Thoughts on economics and liberty

Is it time for the forces of good in India to come together on a minimum agenda?

The more I think about the huge challenges India faces, the more it is becoming clear that the time perhaps has come explore a truly radical option: to form a political coalition of the willing on a minimum (as opposed to comprehensive) reform agenda.

Given the socialist institutional history and education system of India, vast differences in understandings of the functions of government among those who oppose corruption, and the very limited availability of classical liberal leadership in India today, it may now have become necessary to take a more pragmatic approach in the first instance, with a view to a more comprehensive (classical) liberal approach in the longer term.

Perfection is the enemy of the good. I don't think we can afford to wait till everything lines up perfectly before storming Bastille.

The rule of law could become the key pillar of the minimum agenda. Along with freedom of vocation, freedom of expression, and equal opportunity for all.

And of course, a corruption-free India.

There is a huge desire among the people of India to oust both Congress and BJP. But there is no clear alternative available to them which they can trust.

That alternative can be formed among the forces of the anti-corruption movement and classical liberals working together, if a minimum reform agenda can be agreed.

I know that's going to be very hard, but I'd rather work with some members of Team Anna, for instance, than with ANYONE from Congress or BJP.

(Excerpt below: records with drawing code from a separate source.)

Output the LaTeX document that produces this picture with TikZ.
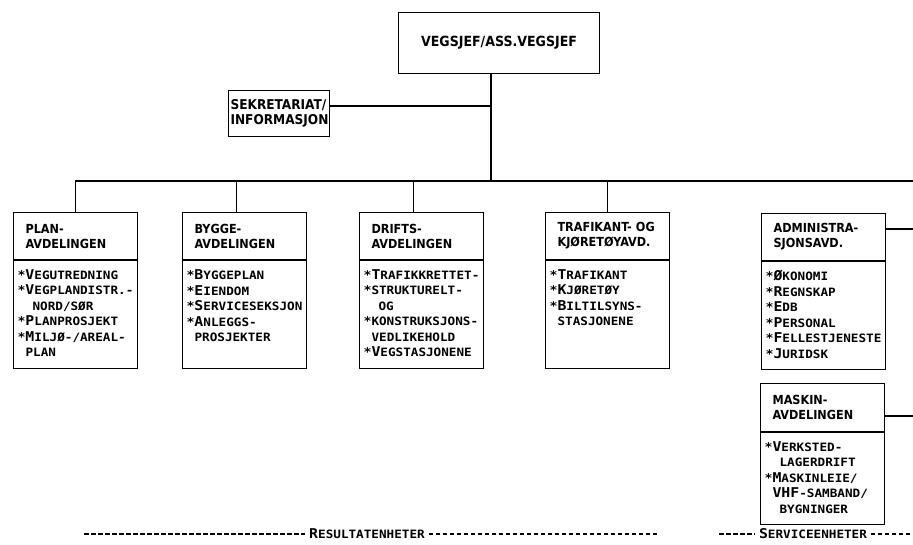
\documentclass[tikz,border=0pt]{standalone}
\usepackage{fontspec}
\setmainfont{DejaVu Sans Condensed Bold}
\newfontfamily\mono[FakeStretch=1.1]{DejaVu Sans Mono Bold}
\usetikzlibrary{positioning}

% stor forbokstav, resten mindre
\newcommand{\kap}[2]{{\fontsize{13.5}{15.5}\selectfont #1}{\fontsize{11.5}{15.5}\selectfont #2}}
\newcommand{\sm}[1]{{\fontsize{11.5}{15.5}\selectfont #1}}
\newcommand{\pk}[2]{*\kap{#1}{#2}}
\newcommand{\inn}{\hspace*{8pt}}
\newcommand{\innn}{\hspace*{15pt}}
\newcommand{\punkter}[2]{\parbox[t][#1][t]{124pt}{\raggedright\leftskip=4pt\vspace*{9pt}#2}}

\begin{document}
\begin{tikzpicture}[
  x=1pt, y=-1pt,
  line width=1.1pt,
  every node/.style={font=\fontsize{12.5}{15}\selectfont},
  kopf/.style={draw, anchor=north west, align=left, text width=100pt, inner xsep=12pt, minimum height=47pt},
  liste/.style={draw, inner sep=0pt, font=\mono\fontsize{12}{15.5}\selectfont},
  strek/.style={line width=1.3pt, dash pattern=on 4.5pt off 2.5pt}
]
\useasboundingbox (0,0) rectangle (913,544);

% Ledelse
\node[draw, anchor=north west, minimum width=201pt, minimum height=61pt, font=\fontsize{14}{16}\selectfont] (sjef) at (398,12) {VEGSJEF/ASS.VEGSJEF};
\node[draw, anchor=north west, align=left, text width=97pt, inner xsep=2pt, minimum height=46pt, font=\fontsize{13.5}{15}\selectfont] (sekr) at (228,90) {SEKRETARIAT/\\INFORMASJON};

% Avdelinger
\node[kopf] (plan) at (13,212) {PLAN-\\AVDELINGEN};
\node[liste, below=0pt of plan] (planL) {\punkter{108pt}{%
  \pk{V}{EGUTREDNING}\\
  \pk{V}{EGPLANDISTR.-}\\
  \innn\sm{NORD/SØR}\\
  \pk{P}{LANPROSJEKT}\\
  \pk{M}{ILJØ-/AREAL-}\\
  \inn\sm{PLAN}}};

\node[kopf] (bygge) at (182,212) {BYGGE-\\AVDELINGEN};
\node[liste, below=0pt of bygge] (byggeL) {\punkter{108pt}{%
  \pk{B}{YGGEPLAN}\\
  \pk{E}{IENDOM}\\
  \pk{S}{ERVICESEKSJON}\\
  \pk{A}{NLEGGS-}\\
  \inn\sm{PROSJEKTER}}};

\node[kopf] (drift) at (359,212) {DRIFTS-\\AVDELINGEN};
\node[liste, below=0pt of drift] (driftL) {\punkter{108pt}{%
  \pk{T}{RAFIKKRETTET-}\\
  \pk{}{STRUKTURELT-}\\
  \innn\sm{OG}\\
  \pk{}{KONSTRUKSJONS-}\\
  \inn\sm{VEDLIKEHOLD}\\
  \pk{V}{EGSTASJONENE}}};

\node[kopf] (trafikk) at (545,212) {TRAFIKANT- OG\\KJØRETØYAVD.};
\node[liste, below=0pt of trafikk] (trafikkL) {\punkter{108pt}{%
  \pk{T}{RAFIKANT}\\
  \pk{K}{JØRETØY}\\
  \pk{B}{ILTILSYNS-}\\
  \inn\sm{STASJONENE}}};

\node[kopf] (admin) at (761,213) {ADMINISTRA-\\SJONSAVD.};
\node[liste, below=0pt of admin] (adminL) {\punkter{108pt}{%
  \pk{Ø}{KONOMI}\\
  \pk{R}{EGNSKAP}\\
  \pk{E}{DB}\\
  \pk{P}{ERSONAL}\\
  \pk{F}{ELLESTJENESTE}\\
  \pk{J}{URIDSK}}};

\node[kopf, minimum height=48pt] (maskin) at (760,383) {MASKIN-\\AVDELINGEN};
\node[liste, below=0pt of maskin] (maskinL) {\punkter{92pt}{%
  \pk{V}{ERKSTED-}\\
  \innn\sm{LAGERDRIFT}\\
  \pk{M}{ASKINLEIE/}\\
  \inn\kap{VHF}{-SAMBAND/}\\
  \innn\sm{BYGNINGER}}};

% Linjer
\coordinate (bus) at (491,181);
\coordinate (hoyre) at (913,181);
\coordinate (sekrK) at (491,106);
\coordinate (kantA) at (913,229);
\coordinate (kantM) at (913,416);

\draw (sjef.south -| bus) -- (bus);
\draw (sekr.east |- sekrK) -- (sekrK);
\draw (plan.north) |- (hoyre);
\foreach \n/\dx in {bygge/-8, drift/-8, trafikk/0}
  \draw ([xshift=\dx pt]\n.north) -- ([xshift=\dx pt]\n.north |- bus);
\draw (admin.east |- kantA) -- (kantA);
\draw (maskin.east |- kantM) -- (kantM);

% Enheter
\node[font=\mono] (res) at (367,534) {\kap{R}{ESULTATENHETER}};
\coordinate (resV) at (84,534);
\coordinate (resH) at (658,534);
\draw[strek] (resV) -- (res.west);
\draw[strek] (res.east) -- (resH);

\node[font=\mono] (serv) at (813,534) {\kap{S}{ERVICEENHETER}};
\coordinate (servV) at (719,534);
\coordinate (servH) at (913,534);
\draw[strek] (servV) -- (serv.west);
\draw[strek] (serv.east) -- (servH);
\end{tikzpicture}
\end{document}
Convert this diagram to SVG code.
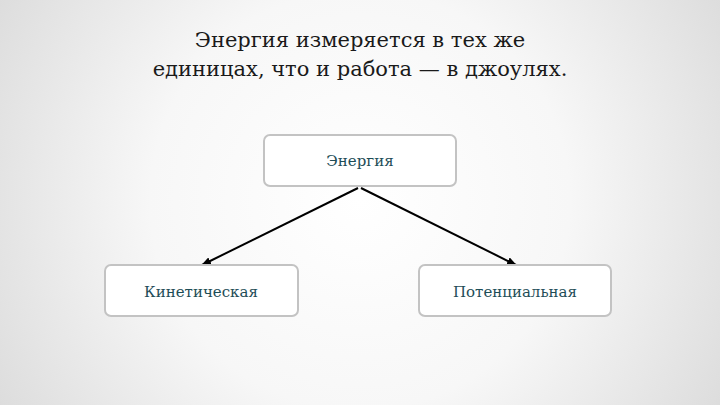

The much more long term approach being taken by FTI will need to continue, but FTI members and a variety of others could initially come together, in the first instance, to to discuss the feasibility of a common platform. In my judgement FTI can easily offer over 100 HIGH QUALITY MP candidates for 2014 should the right agreements be arrived at. Some FTI members will easily be among the BEST leaders India has ever had, in its entire history.

This approach may not fit the current FTI strategy, nor be in the longer-term interest of India (which will benefit most from a comprehensive, not miminal reform agenda), but should a focused POLITICAL MOVEMENT be arrived at, I think it is time to get on with the TASK OF REFORM and not wait too much longer.

I'd be willing to return full time to India to work with other like-minded people to give good governance a chance, with a clear political goal and a strong set of leaders.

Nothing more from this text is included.